--- START OF Listing ---
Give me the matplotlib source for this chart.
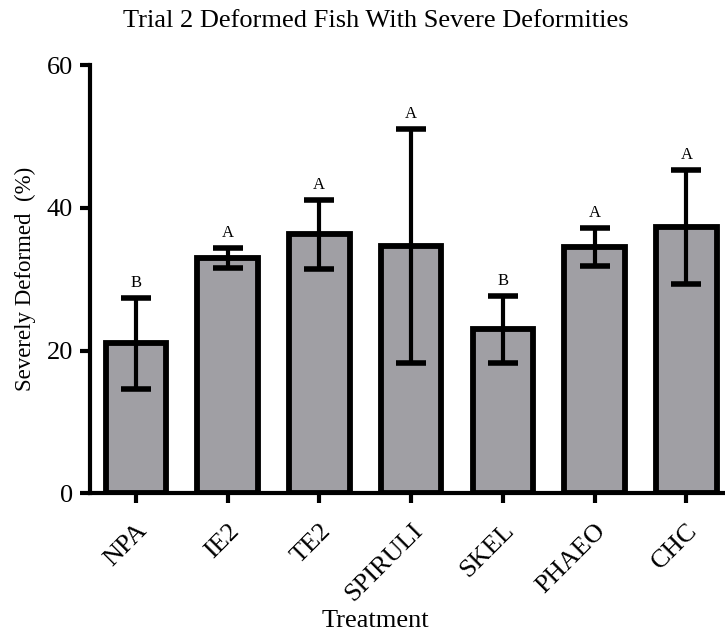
import matplotlib.pyplot as plt
import numpy as np

plt.rcParams['font.family'] = ['Liberation Serif', 'DejaVu Serif']

treatments = ["NPA", "IE2", "TE2", "SPIRULI", "SKEL", "PHAEO", "CHC"]
means = [21.0, 33.0, 36.3, 34.6, 23.0, 34.5, 37.3]
errs = [6.4, 1.4, 4.8, 16.4, 4.7, 2.7, 8.0]
letters = ["B", "A", "A", "A", "B", "A", "A"]

fig = plt.figure(figsize=(7.25, 6.34), dpi=100)
ax = fig.add_axes([0.124, 0.222, 0.876, 0.675])

x = np.arange(len(treatments))
ax.bar(x, means, width=0.66, color="#a09fa4", edgecolor="black", linewidth=4.2, zorder=2)
ax.errorbar(x, means, yerr=errs, fmt="none", ecolor="black", elinewidth=3,
            capsize=11, capthick=4, zorder=3)

for xi, m, e, lab in zip(x, means, errs, letters):
    ax.text(xi, m + e + 1.0, lab, ha="center", va="bottom", fontsize=12)

ax.set_xlim(-0.5, 6.42)
ax.set_ylim(0, 60)
ax.set_yticks([0, 20, 40, 60])
ax.set_xticks(x)
ax.set_xticklabels(treatments, rotation=45, ha="right", rotation_mode="anchor", fontsize=19)
ax.tick_params(axis="y", labelsize=19, width=3, length=7, pad=5)
ax.tick_params(axis="x", width=3, length=7, pad=12)

for s in ["top", "right"]:
    ax.spines[s].set_visible(False)
for s in ["left", "bottom"]:
    ax.spines[s].set_linewidth(3)

ax.set_ylabel("Severely Deformed  (%)", fontsize=16.5, labelpad=8)
ax.set_xlabel("Treatment", fontsize=19)
ax.xaxis.set_label_coords(0.45, -0.272)
fig.suptitle("Trial 2 Deformed Fish With Severe Deformities", x=0.519, y=0.985, fontsize=19)

fig.savefig("out.png", dpi=100)
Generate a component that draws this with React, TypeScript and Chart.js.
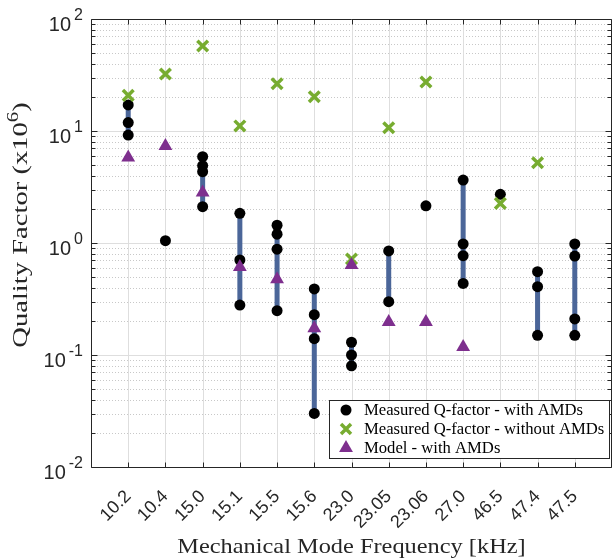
--- END OF Listing ---
Requirements - Quote the records in their entirety, keeping the wording exact and excluding pictures.

Answer below -
Give me the matplotlib source for this chart.
import matplotlib.pyplot as plt
import numpy as np

plt.rcParams['font.family'] = ['Liberation Serif', 'DejaVu Serif']

treatments = ["NPA", "IE2", "TE2", "SPIRULI", "SKEL", "PHAEO", "CHC"]
means = [21.0, 33.0, 36.3, 34.6, 23.0, 34.5, 37.3]
errs = [6.4, 1.4, 4.8, 16.4, 4.7, 2.7, 8.0]
letters = ["B", "A", "A", "A", "B", "A", "A"]

fig = plt.figure(figsize=(7.25, 6.34), dpi=100)
ax = fig.add_axes([0.124, 0.222, 0.876, 0.675])

x = np.arange(len(treatments))
ax.bar(x, means, width=0.66, color="#a09fa4", edgecolor="black", linewidth=4.2, zorder=2)
ax.errorbar(x, means, yerr=errs, fmt="none", ecolor="black", elinewidth=3,
            capsize=11, capthick=4, zorder=3)

for xi, m, e, lab in zip(x, means, errs, letters):
    ax.text(xi, m + e + 1.0, lab, ha="center", va="bottom", fontsize=12)

ax.set_xlim(-0.5, 6.42)
ax.set_ylim(0, 60)
ax.set_yticks([0, 20, 40, 60])
ax.set_xticks(x)
ax.set_xticklabels(treatments, rotation=45, ha="right", rotation_mode="anchor", fontsize=19)
ax.tick_params(axis="y", labelsize=19, width=3, length=7, pad=5)
ax.tick_params(axis="x", width=3, length=7, pad=12)

for s in ["top", "right"]:
    ax.spines[s].set_visible(False)
for s in ["left", "bottom"]:
    ax.spines[s].set_linewidth(3)

ax.set_ylabel("Severely Deformed  (%)", fontsize=16.5, labelpad=8)
ax.set_xlabel("Treatment", fontsize=19)
ax.xaxis.set_label_coords(0.45, -0.272)
fig.suptitle("Trial 2 Deformed Fish With Severe Deformities", x=0.519, y=0.985, fontsize=19)

fig.savefig("out.png", dpi=100)
Generate a component that draws this with React, TypeScript and Chart.js.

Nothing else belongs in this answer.